The 50 Worst Songs of the ’00s, F2K No. 43: Basshunter, “Please Don’t Go”


A penis-happy Swede making his bid for jock-jam supremacy by exhuming the already picked-over corpse of a disco band’s sad-sack ballad? What could possibly go wrong?

In 2008, Swedish dance-pop mastermind Jonas Erik Altberg, operating under the name Basshunter, needed to follow up his No. 1 single in the UK with something that would make people think of him as a musician, and not an amateur porn star. So he pulled the same trick as so many other well-intentioned but very wrongheaded musicians looking to hold on to the remains of their fame in this increasingly distracted age: He rush-released a cover, hoping that if people didn’t remember who he was, they’d at least remember the song that he was warbling. The song? KC and the Sunshine Band’s last-days-of-disco hit “Please Don’t Go”—which had the added advantage of hitting No. 1 around the world during both the ’80s and the ’90s. Cross-generational pollination! It’s brilliant! Well, until about 10 seconds in, anyway.

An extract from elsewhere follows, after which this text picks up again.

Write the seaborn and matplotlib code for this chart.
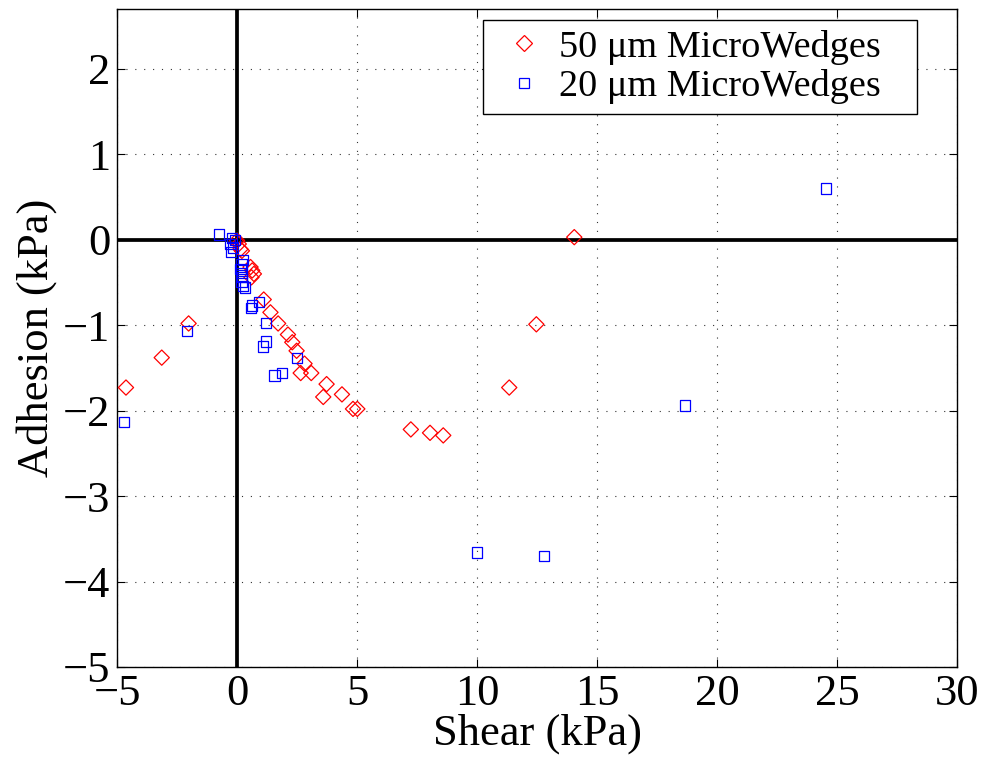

Listening to Basshunter’s version of “Please Don’t Go” is like listening to an answering machine that malfunctioned while receiving a call from someone at an inanely musically programmed minor-league baseball game; it stitches together the undeterred stomp of “Rock And Roll Part 2,” the keyboards of “James Brown Is Dead,” and the disembodied feel of those “Cha Cha Slide” bits that stadiums use when they want people to clap their hands. Add to that a half-felt vocal performance that’s treated with enough Autotune to make Cher choke on a Bob Mackie bead, and what you’re left with is… well, really nothing at all, the equivalent of a gun filled with Nerf bullets, the sort of song that wouldn’t even place at the AVN Awards in the special “Music By People Who Also Make The Movies You’re Honoring” category.